31 March 2023

The New York Times: “How to Fix the TikTok Problem”

The even deeper problem is that putting TikTok under state control, banning it or selling it to a U.S. company wouldn’t solve the threats that the app is said to pose. If China wants to obtain data about U.S. residents, it can still buy it from one of the many unregulated data brokers that sell granular information about all of us. If China wants to influence the American population with disinformation, it can spread lies across the Big Tech platforms just as easily as other nations can.

Not to mention that our national lack of focus on cybersecurity defenses means that it would be much more effective for China to just hack every home’s Wi-Fi router — most of which are manufactured in China and are notoriously insecure — and obtain far more sensitive data than it can get from knowing which videos we swipe on TikTok.


A better solution would be to pass laws that force all of our tech to serve us better. Rather than engage in what Evan Greer of the advocacy group Fight for the Future calls “xenophobic showboating”, let’s get serious about demanding true security, privacy and accountability from all of the tech in our lives.

Julia Angwin

The debate around a TikTok ban has been heating up again, and the dispute somehow sounds more disingenuous and misleading than before. TikTok certainly had its fair share of failures in privacy and data handling practices, but the hearings in the US Congress seem focused on grandstanding and fearmongering against China, not on highlighting concrete issues and putting forward impartial solutions.

Almost everything TikTok is accused of (spreading misinformation and propaganda, rampant collection and mishandling of sensitive personal data, fueling addition and negative emotions among teens) applies just as well to other large scale social networks, from Twitter to YouTube, to Facebook and all their properties. The sole differentiator is that this particular company is owned by China, so the message comes across hypocritical, as if those negatives are acceptable so long as the perpetrator is under US control.
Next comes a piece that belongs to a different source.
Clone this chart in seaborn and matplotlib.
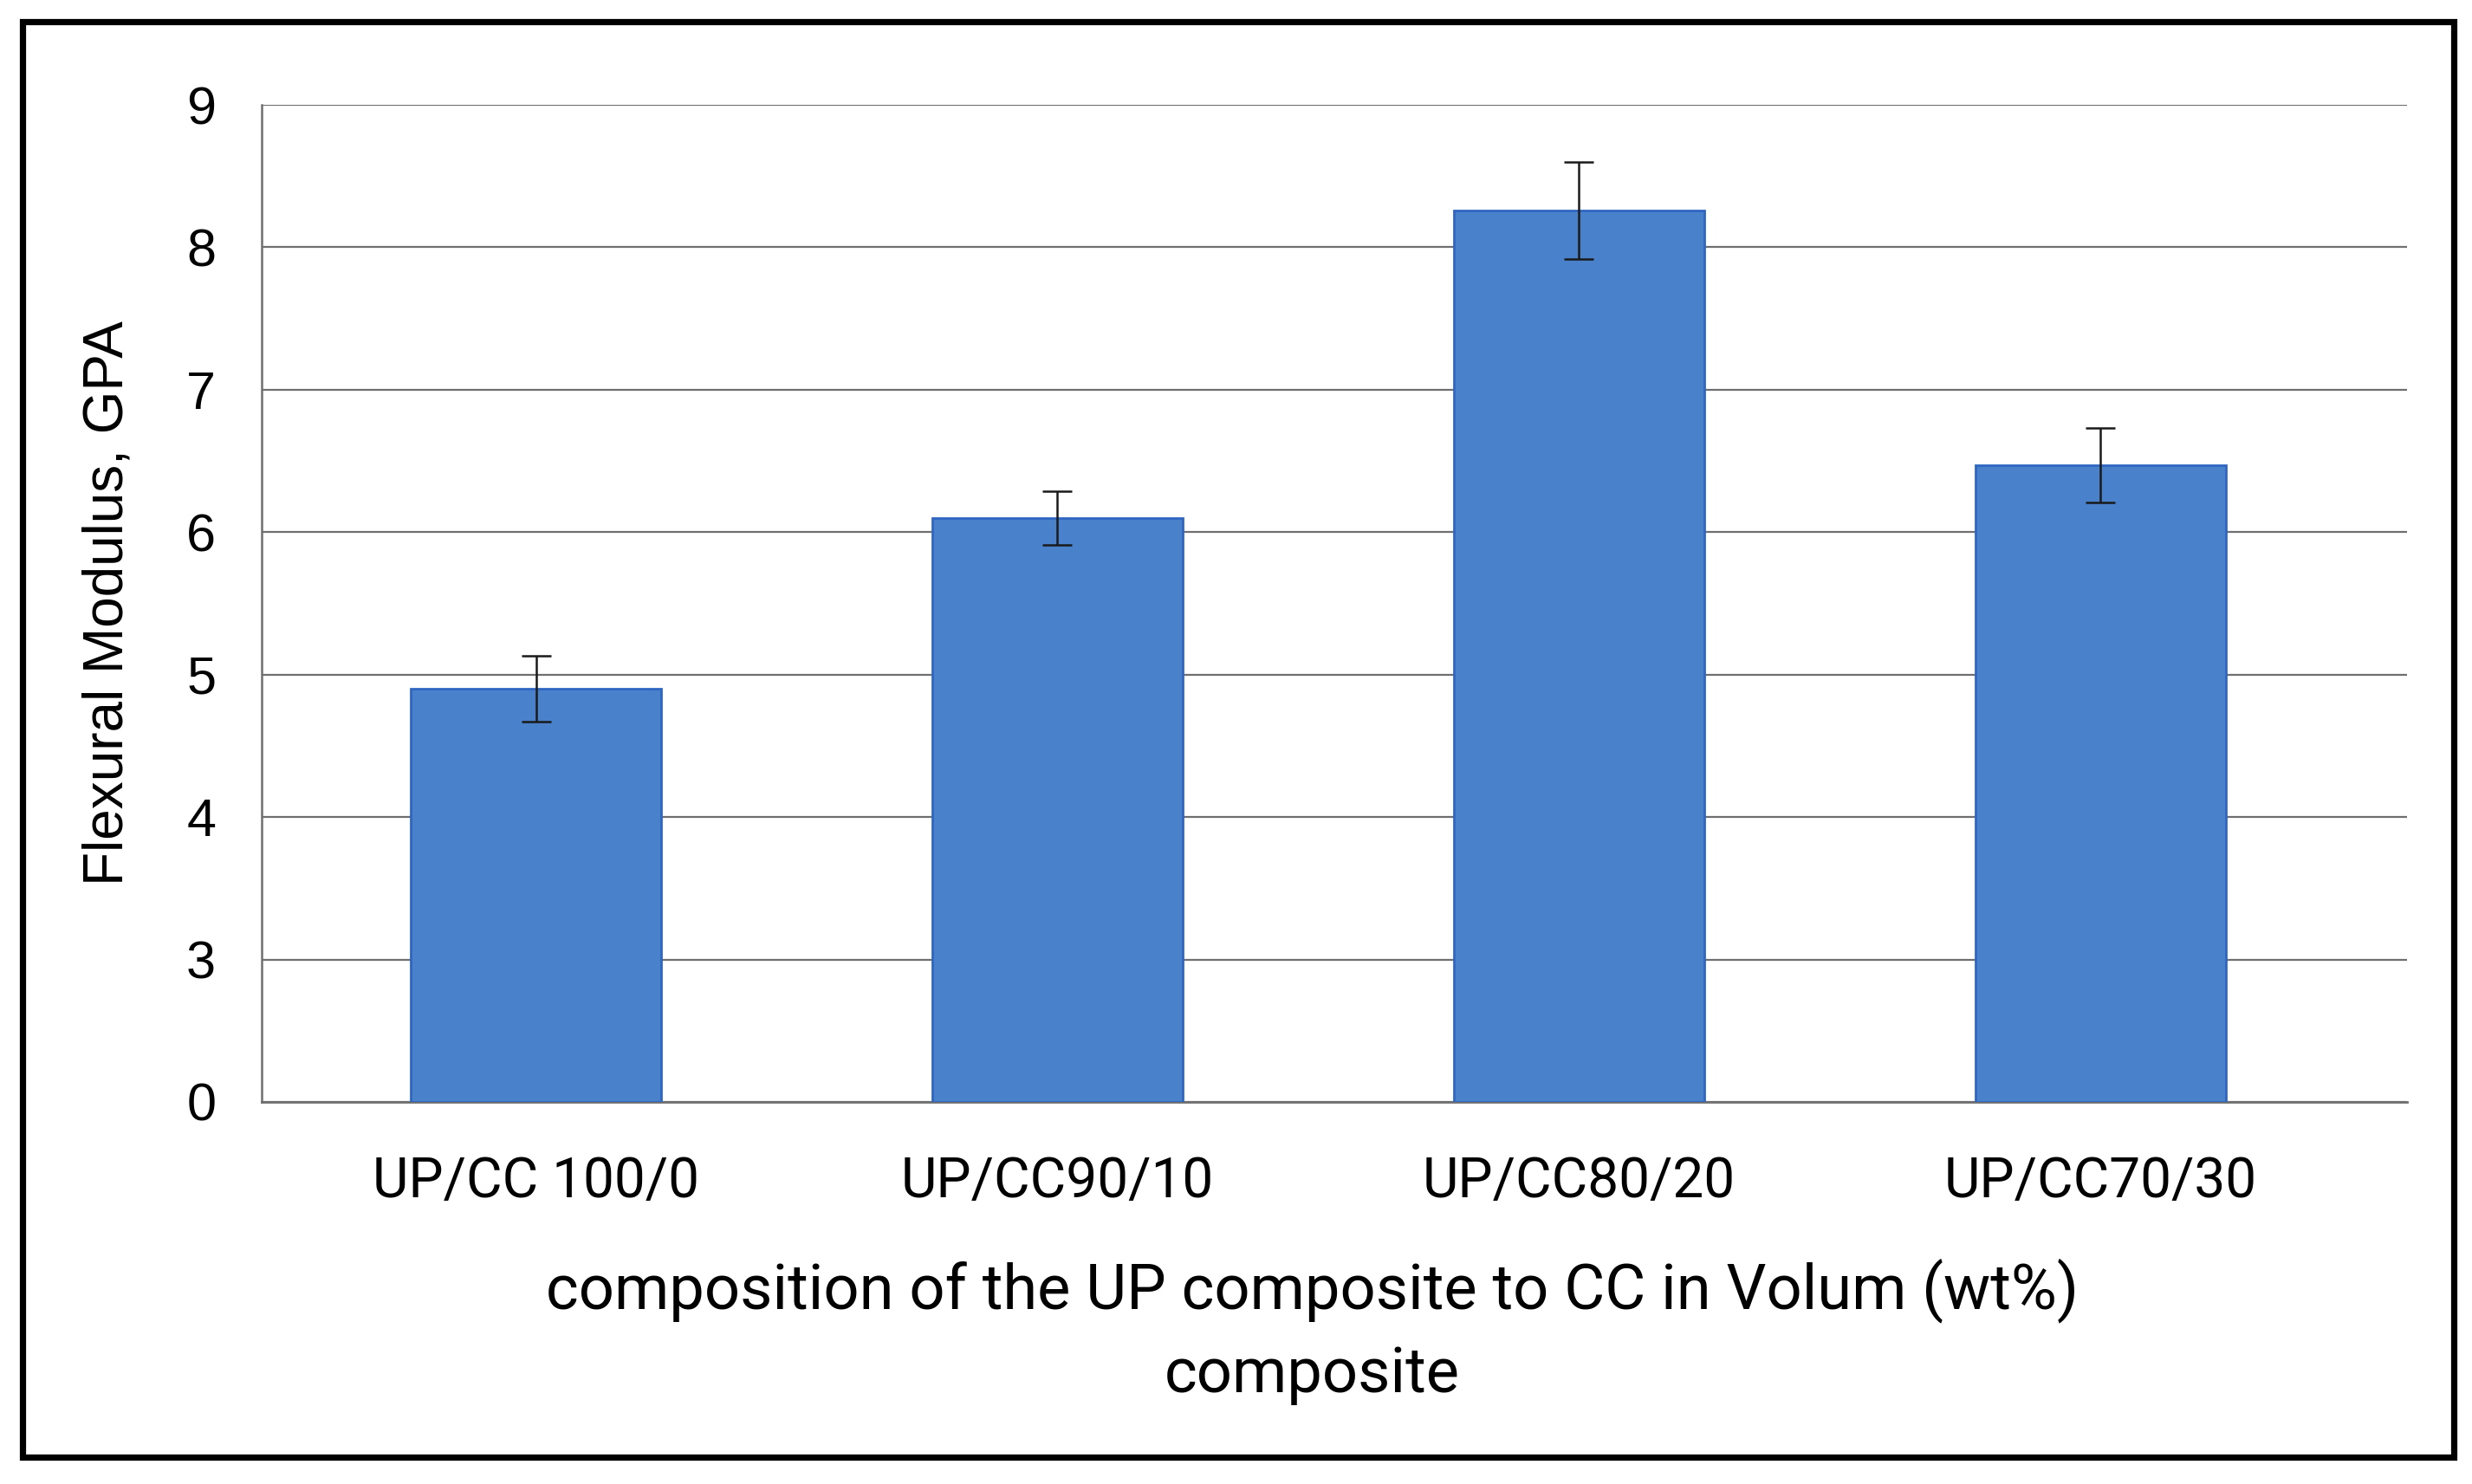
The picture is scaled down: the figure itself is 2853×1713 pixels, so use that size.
import numpy as np
import pandas as pd
import matplotlib
matplotlib.use("Agg")
import matplotlib.pyplot as plt
from matplotlib.patches import Rectangle
import seaborn as sns

# ---- data ----
categories = ["UP/CC 100/0", "UP/CC90/10", "UP/CC80/20", "UP/CC70/30"]
modulus = [4.90, 6.10, 8.26, 6.47]
modulus_err = [0.23, 0.19, 0.34, 0.26]
ytick_values = [0, 3, 4, 5, 6, 7, 8, 9]
ylabel_text = "Flexural Modulus, GPA"
xlabel_text = "composition of the UP composite to CC in Volum (wt%)\ncomposite"

sns.set_theme(style="white")
plt.rcParams["font.family"] = ["Liberation Sans", "DejaVu Sans"]

W, H, DPI = 2853, 1713, 200
fig = plt.figure(figsize=(W / DPI, H / DPI), dpi=DPI)
fig.patch.set_facecolor("white")

# axes placement (pixel-derived)
ax_l, ax_r, ax_t, ax_b = 302, 2778, 121, 1272
ax = fig.add_axes([ax_l / W, 1 - ax_b / H, (ax_r - ax_l) / W, (ax_b - ax_t) / H])

df = pd.DataFrame({"composition": categories, "modulus": modulus})
sns.barplot(data=df, x="composition", y="modulus", order=categories,
            color="#4A81CB", saturation=1, width=0.48, errorbar=None,
            edgecolor="#2F66C2", linewidth=1.0, ax=ax, zorder=3)

# compressed (broken) lower segment of the y axis: 0..3 takes one tick step
def fwd(v):
    v = np.asarray(v, dtype=float)
    return np.where(v <= 3, v / 3.0, v - 2.0)

def inv(u):
    u = np.asarray(u, dtype=float)
    return np.where(u <= 1, u * 3.0, u + 2.0)

ax.set_yscale("function", functions=(fwd, inv))
ax.set_ylim(0, 9)
ax.set_yticks(ytick_values)
ax.set_yticklabels([str(v) for v in ytick_values])
ax.yaxis.set_minor_locator(matplotlib.ticker.NullLocator())

xpos = np.arange(len(categories))
ax.errorbar(xpos, modulus, yerr=modulus_err, fmt="none", ecolor="#1a1a1a",
            elinewidth=0.9, capsize=6, capthick=0.9, zorder=4)

ax.set_xlim(-0.526, 3.588)

# grid & spines
ax.grid(axis="y", color="#6f6f6f", linewidth=0.8, zorder=0)
ax.grid(axis="x", visible=False)
for s in ["top", "right"]:
    ax.spines[s].set_visible(False)
ax.spines["left"].set_color("#6f6f6f")
ax.spines["left"].set_linewidth(0.9)
ax.spines["bottom"].set_color("#6f6f6f")
ax.spines["bottom"].set_linewidth(1.0)

ax.tick_params(axis="y", length=0, pad=19, labelsize=22, labelcolor="black")
ax.tick_params(axis="x", length=0, pad=22, labelsize=23, labelcolor="black")
for lab in ax.get_xticklabels():
    lab.set_family(["Roboto", "DejaVu Sans"])

ax.set_ylabel(ylabel_text, fontsize=23, color="black", va="center", ha="center")
ax.yaxis.set_label_coords((125 - ax_l) / (ax_r - ax_l), 0.5)

# baseline alignment of a two-line label anchors its last line
ax.set_xlabel(xlabel_text, fontsize=26, color="black", family=["Roboto", "DejaVu Sans"],
              va="baseline", ha="center", linespacing=1.48)
ax.xaxis.set_label_coords((1514 - ax_l) / (ax_r - ax_l), -(1607 - ax_b) / (ax_b - ax_t))

# outer black frame
bl, bt, br, bb = 26, 25, 2832, 1682
fig.patches.append(Rectangle((bl / W, 1 - bb / H), (br - bl) / W, (bb - bt) / H,
                             transform=fig.transFigure, fill=False,
                             edgecolor="black", linewidth=2.6, zorder=10))

fig.savefig("out.png", dpi=DPI, facecolor="white")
And you can be sure that US tech giants are furiously lobbying Congress to put more pressure on TikTok, in order to maintain their dominant positions in ad markets against this unexpected competitor, which again highlights the corrupt nature of the legislative process in the US.

TikTok’s chief executive, Shou Chew, in front of reporters
TikTok users have shared video montages of the app’s chief executive, Shou Chew, to the tune of pop songs and applied the “fancam” treatment typically reserved for celebrities. Haiyun Jiang/The New York Times

Not that the side opposing the ban has any better reasoning. The 1st Amendment angle looks especially dubious to me. Granted, I’m no expert in the US byzantine legal system, but it sound preposterous to argue that people’s free speech is being hurt by removing an app, however popular. Was their free speech somehow impeded before the app launched in the US? Did they not have dance moves and idiotic challenges before TikTok? Do US citizens who aren’t using TikTok have less free speech than those who do? Evidently people will readily find alternatives in the absence of TikTok, even the tired old option of just expressing yourself in front of close friends rather than online.

Despite the current fervor, I doubt the US Congress or the Biden administration will proceed with a full ban. The legal challenges that overturned Trump’s executive order remain, and I think neither political party is eager to antagonize a large portion of the young demographic ahead of elections next year. The Republicans may be more interested in fact in making lots of noise on the topic, then throwing this hot potato in Biden’s lap: if he refuses to ban the app or take a tough stance, they can score political points by accusing him of being weak on China; if he upholds the ban instead, they can capture the youth anger by blaming Biden for pulling the trigger, and for any geopolitical retaliation from the Chinese government. If Congress were to directly pass a law, the blame would be more evenly spread out to both parties.

If the US does goes through with this irregular ban, it may also signal to other countries that the era of globalized tech and platforms is nearing its end. Because who would allow its citizens to be surveilled by a foreign power without any checks or controls, or allow that power to spread public narratives through these companies? The US government may well stress that it’s not involved with tech giants the way that China controls and directs the actions of Chinese companies both internally and abroad. But a biased ban of TikTok in the name of national security, which clearly protects the interests of US corporations in the process, would severely undermine this argument and incentivize other countries to rethink the access to their markets and public spaces, possibly on similarly nebulous ‘national security’ grounds.